Dr. Eichhorn is an Assistant Professor of Chemistry at the University of Nebraska – Lincoln. She received her BA in Chemistry at Bryn Mawr College and Ph.D. in Chemical Biology at the University of Michigan Ann Arbor. Her graduate research with Hashim Al-Hashimi focused on the conformational dynamics and biophysical properties of RNA to understand riboswitch-ligand recognition using solution NMR spectroscopy. Her postdoctoral research with Juli Feigon focused on structure and assembly of the core 7SK ribonucleoprotein complex using solution NMR spectroscopy, X-ray crystallography, and biochemical approaches. In her independent career, her research group works to understand the folding and function of regulatory RNAs and RNPs using integrated structural biology, biophysical, and chemical biology tools.

Learn more about the Dr. Eichhorn’s research at the lab’s website.

Dr. Marcia Levitus

School of Molecular Sciences and the Biodesign Institute
Arizona State University

Dr. Marcia Levitus is a Professor of Chemistry and Biochemistry at Arizona State University. Her research primarily focuses on single-molecule biophysics and molecular photophysics. Her current projects aim to elucidate the thermodynamics and conformational dynamics of protein-protein and protein-nucleic acid interactions, contributing valuable insights to the field of biophysical chemistry.

She earned her Ph.D. in Chemistry from the University of Buenos Aires, Argentina, in 1998, where she specialized in photochemistry. Following her doctoral studies, she conducted postdoctoral research at UCLA from 1998 to 2000 and at UC Berkeley from 2000 to 2004, focusing on organic photochemistry and single-molecule fluorescence.

Throughout her career, Dr. Levitus has been recognized with several awards, including the NSF CAREER Award in 2007, the Young Investigator Award from the Interamerican Photochemical Society in 2010, and a teaching award from the Student Affiliates of the American Chemical Society at Arizona State University in 2019. She currently serves as editor-in-chief of the leading journal in fluorescence research, Methods and Applications in Fluorescence.

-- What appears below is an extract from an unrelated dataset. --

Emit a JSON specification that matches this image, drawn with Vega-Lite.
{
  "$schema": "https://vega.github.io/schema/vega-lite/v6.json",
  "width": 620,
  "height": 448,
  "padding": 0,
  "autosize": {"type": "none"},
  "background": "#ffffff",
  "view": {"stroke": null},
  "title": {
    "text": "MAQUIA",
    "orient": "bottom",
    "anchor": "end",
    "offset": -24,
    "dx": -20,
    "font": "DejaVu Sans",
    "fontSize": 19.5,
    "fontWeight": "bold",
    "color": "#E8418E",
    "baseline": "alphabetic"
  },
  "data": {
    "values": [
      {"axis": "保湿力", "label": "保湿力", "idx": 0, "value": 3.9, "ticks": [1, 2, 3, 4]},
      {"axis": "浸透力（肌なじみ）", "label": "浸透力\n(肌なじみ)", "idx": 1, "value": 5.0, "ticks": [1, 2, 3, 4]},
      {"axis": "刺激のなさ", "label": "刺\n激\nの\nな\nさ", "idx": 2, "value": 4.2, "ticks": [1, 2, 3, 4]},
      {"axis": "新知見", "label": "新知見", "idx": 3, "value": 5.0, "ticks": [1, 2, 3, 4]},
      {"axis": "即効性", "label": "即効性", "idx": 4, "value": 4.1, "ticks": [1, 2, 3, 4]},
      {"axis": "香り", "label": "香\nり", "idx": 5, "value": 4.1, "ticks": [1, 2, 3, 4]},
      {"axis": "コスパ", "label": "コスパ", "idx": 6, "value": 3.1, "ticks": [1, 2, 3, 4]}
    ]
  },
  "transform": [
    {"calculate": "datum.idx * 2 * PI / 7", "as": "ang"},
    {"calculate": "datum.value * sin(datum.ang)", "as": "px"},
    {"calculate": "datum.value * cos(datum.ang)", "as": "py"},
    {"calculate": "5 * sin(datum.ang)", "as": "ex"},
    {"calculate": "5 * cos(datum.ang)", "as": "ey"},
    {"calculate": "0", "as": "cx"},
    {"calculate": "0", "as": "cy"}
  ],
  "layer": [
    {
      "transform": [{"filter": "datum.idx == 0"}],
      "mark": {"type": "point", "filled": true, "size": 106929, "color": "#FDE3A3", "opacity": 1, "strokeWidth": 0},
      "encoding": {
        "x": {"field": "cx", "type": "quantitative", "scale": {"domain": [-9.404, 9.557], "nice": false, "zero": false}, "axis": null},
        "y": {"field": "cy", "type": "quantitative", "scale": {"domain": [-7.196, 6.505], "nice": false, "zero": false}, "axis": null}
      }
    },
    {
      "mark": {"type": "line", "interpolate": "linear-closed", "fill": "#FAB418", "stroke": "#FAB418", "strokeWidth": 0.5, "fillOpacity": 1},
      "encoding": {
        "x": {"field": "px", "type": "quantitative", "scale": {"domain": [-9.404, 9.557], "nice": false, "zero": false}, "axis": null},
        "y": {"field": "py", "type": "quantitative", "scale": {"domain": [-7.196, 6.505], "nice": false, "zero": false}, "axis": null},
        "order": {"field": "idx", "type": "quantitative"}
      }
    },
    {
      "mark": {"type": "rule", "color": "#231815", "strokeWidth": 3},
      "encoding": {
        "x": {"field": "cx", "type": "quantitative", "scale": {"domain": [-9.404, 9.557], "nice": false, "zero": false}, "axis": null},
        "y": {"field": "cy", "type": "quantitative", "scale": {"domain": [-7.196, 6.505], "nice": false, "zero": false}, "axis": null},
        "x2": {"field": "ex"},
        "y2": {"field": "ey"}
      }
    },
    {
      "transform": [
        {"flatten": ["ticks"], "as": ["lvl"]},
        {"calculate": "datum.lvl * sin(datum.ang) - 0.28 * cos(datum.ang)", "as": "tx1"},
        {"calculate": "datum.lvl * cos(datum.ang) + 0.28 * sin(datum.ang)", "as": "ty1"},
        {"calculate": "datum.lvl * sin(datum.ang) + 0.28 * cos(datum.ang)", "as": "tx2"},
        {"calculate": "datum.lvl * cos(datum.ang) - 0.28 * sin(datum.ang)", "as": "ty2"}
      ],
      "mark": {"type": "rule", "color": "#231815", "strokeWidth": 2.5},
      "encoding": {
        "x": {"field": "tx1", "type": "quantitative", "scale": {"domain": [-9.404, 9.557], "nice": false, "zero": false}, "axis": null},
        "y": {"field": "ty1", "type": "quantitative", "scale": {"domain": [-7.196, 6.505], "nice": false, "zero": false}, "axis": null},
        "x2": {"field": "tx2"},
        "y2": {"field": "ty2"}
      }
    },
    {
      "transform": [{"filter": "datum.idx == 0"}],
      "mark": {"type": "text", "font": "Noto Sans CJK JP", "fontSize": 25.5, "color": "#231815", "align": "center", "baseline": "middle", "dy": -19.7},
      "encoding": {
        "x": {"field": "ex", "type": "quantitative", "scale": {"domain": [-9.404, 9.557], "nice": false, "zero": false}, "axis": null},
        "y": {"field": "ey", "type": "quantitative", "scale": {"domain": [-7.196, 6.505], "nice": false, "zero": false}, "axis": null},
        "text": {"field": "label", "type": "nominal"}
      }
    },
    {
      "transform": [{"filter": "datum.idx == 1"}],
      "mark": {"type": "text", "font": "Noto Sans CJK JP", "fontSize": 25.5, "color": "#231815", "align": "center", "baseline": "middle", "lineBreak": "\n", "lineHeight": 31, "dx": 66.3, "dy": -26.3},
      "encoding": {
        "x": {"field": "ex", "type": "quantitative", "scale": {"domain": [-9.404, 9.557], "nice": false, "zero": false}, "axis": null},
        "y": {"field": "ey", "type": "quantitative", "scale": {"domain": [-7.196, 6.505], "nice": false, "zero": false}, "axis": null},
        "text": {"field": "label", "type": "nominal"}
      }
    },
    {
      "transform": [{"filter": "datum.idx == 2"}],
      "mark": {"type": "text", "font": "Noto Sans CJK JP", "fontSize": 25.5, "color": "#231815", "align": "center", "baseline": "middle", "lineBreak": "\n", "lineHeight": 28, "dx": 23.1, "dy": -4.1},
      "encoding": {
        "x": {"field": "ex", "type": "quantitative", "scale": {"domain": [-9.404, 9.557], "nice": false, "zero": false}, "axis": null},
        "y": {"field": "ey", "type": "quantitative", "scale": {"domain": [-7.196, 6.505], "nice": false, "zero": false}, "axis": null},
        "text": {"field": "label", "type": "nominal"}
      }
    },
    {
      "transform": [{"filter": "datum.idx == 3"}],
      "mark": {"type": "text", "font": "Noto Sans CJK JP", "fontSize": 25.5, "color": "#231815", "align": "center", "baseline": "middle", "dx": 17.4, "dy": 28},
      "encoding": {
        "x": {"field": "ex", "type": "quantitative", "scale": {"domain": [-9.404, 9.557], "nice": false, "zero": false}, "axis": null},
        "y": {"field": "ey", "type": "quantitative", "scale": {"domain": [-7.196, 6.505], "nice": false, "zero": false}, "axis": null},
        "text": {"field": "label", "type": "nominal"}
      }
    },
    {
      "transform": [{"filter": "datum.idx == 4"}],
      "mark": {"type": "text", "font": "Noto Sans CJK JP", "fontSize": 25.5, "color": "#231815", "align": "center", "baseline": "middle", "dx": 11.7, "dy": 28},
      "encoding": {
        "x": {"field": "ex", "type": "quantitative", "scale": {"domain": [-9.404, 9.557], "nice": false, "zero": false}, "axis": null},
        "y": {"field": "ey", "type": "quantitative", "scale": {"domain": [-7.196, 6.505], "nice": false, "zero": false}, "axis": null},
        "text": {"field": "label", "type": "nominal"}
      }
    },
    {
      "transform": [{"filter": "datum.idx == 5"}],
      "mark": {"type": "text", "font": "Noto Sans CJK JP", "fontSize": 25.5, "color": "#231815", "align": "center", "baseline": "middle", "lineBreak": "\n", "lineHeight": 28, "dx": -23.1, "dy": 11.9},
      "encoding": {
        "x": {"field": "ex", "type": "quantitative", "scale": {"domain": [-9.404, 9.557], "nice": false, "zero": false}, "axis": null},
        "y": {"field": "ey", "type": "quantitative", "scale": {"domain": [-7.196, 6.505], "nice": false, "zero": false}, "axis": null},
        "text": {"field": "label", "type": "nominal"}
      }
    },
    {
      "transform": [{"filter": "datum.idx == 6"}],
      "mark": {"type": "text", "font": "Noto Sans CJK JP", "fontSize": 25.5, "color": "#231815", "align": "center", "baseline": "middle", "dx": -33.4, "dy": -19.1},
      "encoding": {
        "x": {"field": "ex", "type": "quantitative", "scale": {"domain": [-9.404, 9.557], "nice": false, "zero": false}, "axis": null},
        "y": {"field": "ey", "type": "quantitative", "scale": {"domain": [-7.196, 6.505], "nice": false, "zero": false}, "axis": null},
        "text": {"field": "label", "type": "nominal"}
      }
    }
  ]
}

Learn more about the Dr. Levitus’s research at the lab’s website.

Dr. Tobin Sosnick

Department Chair
Department of Biochemistry and Molecular Biology
University of Chicago

Dr. Sosnick has been the chair of the Department of Biochemistry and Molecular Biology for the past decade. He joined the University of Chicago in 1996. His research is based on the premise that rigorous and innovative studies of basic processes have broad implications in many areas of biological research. Dr. Sosnick received his Ph.D. in low temperature physics from Harvard University in 1989. He transitioned to biophysics during his post-doctoral training with J Trewhella (Los Alamos) and SW Englander (UPENN) where he applied small-angle X-ray scattering, hydrogen exchange, and NMR to study protein folding and dynamics. Current research interests include experimental and computational studies of the function, folding, and dynamics of soluble and membrane proteins including properties of disordered proteins; phase separation, folding of ion channels and mechanobiology, and LOV2-based optogenetics. Prof. Sosnick is co-director of the Graduate Program in Biophysical Sciences, a unique dual-mentored graduate training program he developed.